EXERCISE REQUIREMENTS:
Transcribe each line of the material as it is, and drop any picture.

## start

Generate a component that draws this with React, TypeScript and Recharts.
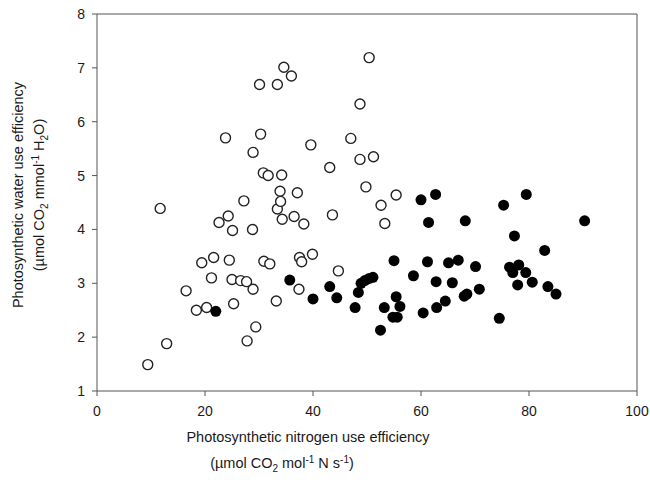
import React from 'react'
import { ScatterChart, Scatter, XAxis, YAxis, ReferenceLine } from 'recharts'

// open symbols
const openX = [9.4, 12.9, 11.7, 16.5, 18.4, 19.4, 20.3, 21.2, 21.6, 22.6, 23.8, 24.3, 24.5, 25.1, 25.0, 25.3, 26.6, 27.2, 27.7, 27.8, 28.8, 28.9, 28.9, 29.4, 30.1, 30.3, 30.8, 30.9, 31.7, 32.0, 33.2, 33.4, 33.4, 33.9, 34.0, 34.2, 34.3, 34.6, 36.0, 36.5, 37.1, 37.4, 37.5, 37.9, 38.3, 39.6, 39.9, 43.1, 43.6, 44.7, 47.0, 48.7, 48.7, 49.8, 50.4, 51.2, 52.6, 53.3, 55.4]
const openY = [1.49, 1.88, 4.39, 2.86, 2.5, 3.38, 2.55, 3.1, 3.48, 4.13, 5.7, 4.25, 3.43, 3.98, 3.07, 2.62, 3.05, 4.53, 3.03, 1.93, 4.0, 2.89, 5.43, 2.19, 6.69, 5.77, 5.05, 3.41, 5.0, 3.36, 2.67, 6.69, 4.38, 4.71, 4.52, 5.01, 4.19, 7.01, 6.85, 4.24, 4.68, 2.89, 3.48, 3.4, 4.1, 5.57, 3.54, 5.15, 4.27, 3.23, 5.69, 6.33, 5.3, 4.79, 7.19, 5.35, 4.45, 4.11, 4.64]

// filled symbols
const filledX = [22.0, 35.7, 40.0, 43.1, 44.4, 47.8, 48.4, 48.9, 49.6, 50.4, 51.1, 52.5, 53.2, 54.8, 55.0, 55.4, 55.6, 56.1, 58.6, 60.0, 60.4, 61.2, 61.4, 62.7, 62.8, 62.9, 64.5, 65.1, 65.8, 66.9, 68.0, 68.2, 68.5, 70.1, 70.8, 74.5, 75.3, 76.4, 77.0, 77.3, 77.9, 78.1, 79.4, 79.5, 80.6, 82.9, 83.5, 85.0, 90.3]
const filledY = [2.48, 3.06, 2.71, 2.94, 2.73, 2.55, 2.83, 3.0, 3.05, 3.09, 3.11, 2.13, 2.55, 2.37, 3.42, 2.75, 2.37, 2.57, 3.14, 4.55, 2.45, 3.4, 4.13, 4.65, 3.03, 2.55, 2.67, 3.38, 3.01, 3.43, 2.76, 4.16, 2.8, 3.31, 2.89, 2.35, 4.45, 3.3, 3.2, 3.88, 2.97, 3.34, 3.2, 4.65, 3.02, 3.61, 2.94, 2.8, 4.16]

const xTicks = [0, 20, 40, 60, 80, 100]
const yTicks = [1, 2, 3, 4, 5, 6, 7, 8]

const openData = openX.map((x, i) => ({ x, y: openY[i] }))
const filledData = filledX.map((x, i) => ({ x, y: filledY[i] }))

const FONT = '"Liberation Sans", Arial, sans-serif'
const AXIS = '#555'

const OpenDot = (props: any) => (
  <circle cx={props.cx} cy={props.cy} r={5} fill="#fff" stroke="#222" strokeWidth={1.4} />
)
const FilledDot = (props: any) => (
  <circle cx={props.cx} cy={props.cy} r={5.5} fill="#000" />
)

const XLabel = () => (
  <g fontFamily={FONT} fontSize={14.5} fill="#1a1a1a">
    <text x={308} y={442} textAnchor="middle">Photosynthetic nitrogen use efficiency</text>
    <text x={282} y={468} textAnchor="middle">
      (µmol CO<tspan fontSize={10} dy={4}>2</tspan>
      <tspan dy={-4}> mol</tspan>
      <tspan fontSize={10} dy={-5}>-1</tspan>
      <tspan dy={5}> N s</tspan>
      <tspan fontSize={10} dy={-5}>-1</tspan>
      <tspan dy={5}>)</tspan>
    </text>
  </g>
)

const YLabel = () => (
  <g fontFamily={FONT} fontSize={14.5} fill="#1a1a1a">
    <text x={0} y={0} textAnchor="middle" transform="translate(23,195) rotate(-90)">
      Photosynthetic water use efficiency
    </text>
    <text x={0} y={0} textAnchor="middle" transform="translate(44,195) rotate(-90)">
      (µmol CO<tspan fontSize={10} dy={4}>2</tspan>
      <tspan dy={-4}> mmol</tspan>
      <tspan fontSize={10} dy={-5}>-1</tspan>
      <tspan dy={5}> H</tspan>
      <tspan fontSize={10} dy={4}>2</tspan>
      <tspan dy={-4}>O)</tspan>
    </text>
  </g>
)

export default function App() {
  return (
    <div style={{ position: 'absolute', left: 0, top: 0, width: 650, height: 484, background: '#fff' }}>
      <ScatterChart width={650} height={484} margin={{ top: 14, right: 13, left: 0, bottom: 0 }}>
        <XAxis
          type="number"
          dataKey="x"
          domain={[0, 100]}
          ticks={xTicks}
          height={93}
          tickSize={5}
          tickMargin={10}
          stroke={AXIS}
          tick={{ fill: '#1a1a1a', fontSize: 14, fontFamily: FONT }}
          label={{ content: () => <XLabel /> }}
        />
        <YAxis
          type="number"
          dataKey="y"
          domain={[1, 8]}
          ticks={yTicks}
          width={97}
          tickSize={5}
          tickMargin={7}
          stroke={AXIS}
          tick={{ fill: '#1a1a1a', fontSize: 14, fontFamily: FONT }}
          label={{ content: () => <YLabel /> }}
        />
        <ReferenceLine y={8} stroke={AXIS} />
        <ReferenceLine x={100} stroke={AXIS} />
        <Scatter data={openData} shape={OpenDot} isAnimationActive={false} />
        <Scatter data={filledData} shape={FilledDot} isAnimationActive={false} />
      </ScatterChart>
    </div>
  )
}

## end

ANSWER TO THIS TASK:
Generate a component that draws this with React, TypeScript and Recharts.
import React from 'react'
import { ScatterChart, Scatter, XAxis, YAxis, ReferenceLine } from 'recharts'

// open symbols
const openX = [9.4, 12.9, 11.7, 16.5, 18.4, 19.4, 20.3, 21.2, 21.6, 22.6, 23.8, 24.3, 24.5, 25.1, 25.0, 25.3, 26.6, 27.2, 27.7, 27.8, 28.8, 28.9, 28.9, 29.4, 30.1, 30.3, 30.8, 30.9, 31.7, 32.0, 33.2, 33.4, 33.4, 33.9, 34.0, 34.2, 34.3, 34.6, 36.0, 36.5, 37.1, 37.4, 37.5, 37.9, 38.3, 39.6, 39.9, 43.1, 43.6, 44.7, 47.0, 48.7, 48.7, 49.8, 50.4, 51.2, 52.6, 53.3, 55.4]
const openY = [1.49, 1.88, 4.39, 2.86, 2.5, 3.38, 2.55, 3.1, 3.48, 4.13, 5.7, 4.25, 3.43, 3.98, 3.07, 2.62, 3.05, 4.53, 3.03, 1.93, 4.0, 2.89, 5.43, 2.19, 6.69, 5.77, 5.05, 3.41, 5.0, 3.36, 2.67, 6.69, 4.38, 4.71, 4.52, 5.01, 4.19, 7.01, 6.85, 4.24, 4.68, 2.89, 3.48, 3.4, 4.1, 5.57, 3.54, 5.15, 4.27, 3.23, 5.69, 6.33, 5.3, 4.79, 7.19, 5.35, 4.45, 4.11, 4.64]

// filled symbols
const filledX = [22.0, 35.7, 40.0, 43.1, 44.4, 47.8, 48.4, 48.9, 49.6, 50.4, 51.1, 52.5, 53.2, 54.8, 55.0, 55.4, 55.6, 56.1, 58.6, 60.0, 60.4, 61.2, 61.4, 62.7, 62.8, 62.9, 64.5, 65.1, 65.8, 66.9, 68.0, 68.2, 68.5, 70.1, 70.8, 74.5, 75.3, 76.4, 77.0, 77.3, 77.9, 78.1, 79.4, 79.5, 80.6, 82.9, 83.5, 85.0, 90.3]
const filledY = [2.48, 3.06, 2.71, 2.94, 2.73, 2.55, 2.83, 3.0, 3.05, 3.09, 3.11, 2.13, 2.55, 2.37, 3.42, 2.75, 2.37, 2.57, 3.14, 4.55, 2.45, 3.4, 4.13, 4.65, 3.03, 2.55, 2.67, 3.38, 3.01, 3.43, 2.76, 4.16, 2.8, 3.31, 2.89, 2.35, 4.45, 3.3, 3.2, 3.88, 2.97, 3.34, 3.2, 4.65, 3.02, 3.61, 2.94, 2.8, 4.16]

const xTicks = [0, 20, 40, 60, 80, 100]
const yTicks = [1, 2, 3, 4, 5, 6, 7, 8]

const openData = openX.map((x, i) => ({ x, y: openY[i] }))
const filledData = filledX.map((x, i) => ({ x, y: filledY[i] }))

const FONT = '"Liberation Sans", Arial, sans-serif'
const AXIS = '#555'

const OpenDot = (props: any) => (
  <circle cx={props.cx} cy={props.cy} r={5} fill="#fff" stroke="#222" strokeWidth={1.4} />
)
const FilledDot = (props: any) => (
  <circle cx={props.cx} cy={props.cy} r={5.5} fill="#000" />
)

const XLabel = () => (
  <g fontFamily={FONT} fontSize={14.5} fill="#1a1a1a">
    <text x={308} y={442} textAnchor="middle">Photosynthetic nitrogen use efficiency</text>
    <text x={282} y={468} textAnchor="middle">
      (µmol CO<tspan fontSize={10} dy={4}>2</tspan>
      <tspan dy={-4}> mol</tspan>
      <tspan fontSize={10} dy={-5}>-1</tspan>
      <tspan dy={5}> N s</tspan>
      <tspan fontSize={10} dy={-5}>-1</tspan>
      <tspan dy={5}>)</tspan>
    </text>
  </g>
)

const YLabel = () => (
  <g fontFamily={FONT} fontSize={14.5} fill="#1a1a1a">
    <text x={0} y={0} textAnchor="middle" transform="translate(23,195) rotate(-90)">
      Photosynthetic water use efficiency
    </text>
    <text x={0} y={0} textAnchor="middle" transform="translate(44,195) rotate(-90)">
      (µmol CO<tspan fontSize={10} dy={4}>2</tspan>
      <tspan dy={-4}> mmol</tspan>
      <tspan fontSize={10} dy={-5}>-1</tspan>
      <tspan dy={5}> H</tspan>
      <tspan fontSize={10} dy={4}>2</tspan>
      <tspan dy={-4}>O)</tspan>
    </text>
  </g>
)

export default function App() {
  return (
    <div style={{ position: 'absolute', left: 0, top: 0, width: 650, height: 484, background: '#fff' }}>
      <ScatterChart width={650} height={484} margin={{ top: 14, right: 13, left: 0, bottom: 0 }}>
        <XAxis
          type="number"
          dataKey="x"
          domain={[0, 100]}
          ticks={xTicks}
          height={93}
          tickSize={5}
          tickMargin={10}
          stroke={AXIS}
          tick={{ fill: '#1a1a1a', fontSize: 14, fontFamily: FONT }}
          label={{ content: () => <XLabel /> }}
        />
        <YAxis
          type="number"
          dataKey="y"
          domain={[1, 8]}
          ticks={yTicks}
          width={97}
          tickSize={5}
          tickMargin={7}
          stroke={AXIS}
          tick={{ fill: '#1a1a1a', fontSize: 14, fontFamily: FONT }}
          label={{ content: () => <YLabel /> }}
        />
        <ReferenceLine y={8} stroke={AXIS} />
        <ReferenceLine x={100} stroke={AXIS} />
        <Scatter data={openData} shape={OpenDot} isAnimationActive={false} />
        <Scatter data={filledData} shape={FilledDot} isAnimationActive={false} />
      </ScatterChart>
    </div>
  )
}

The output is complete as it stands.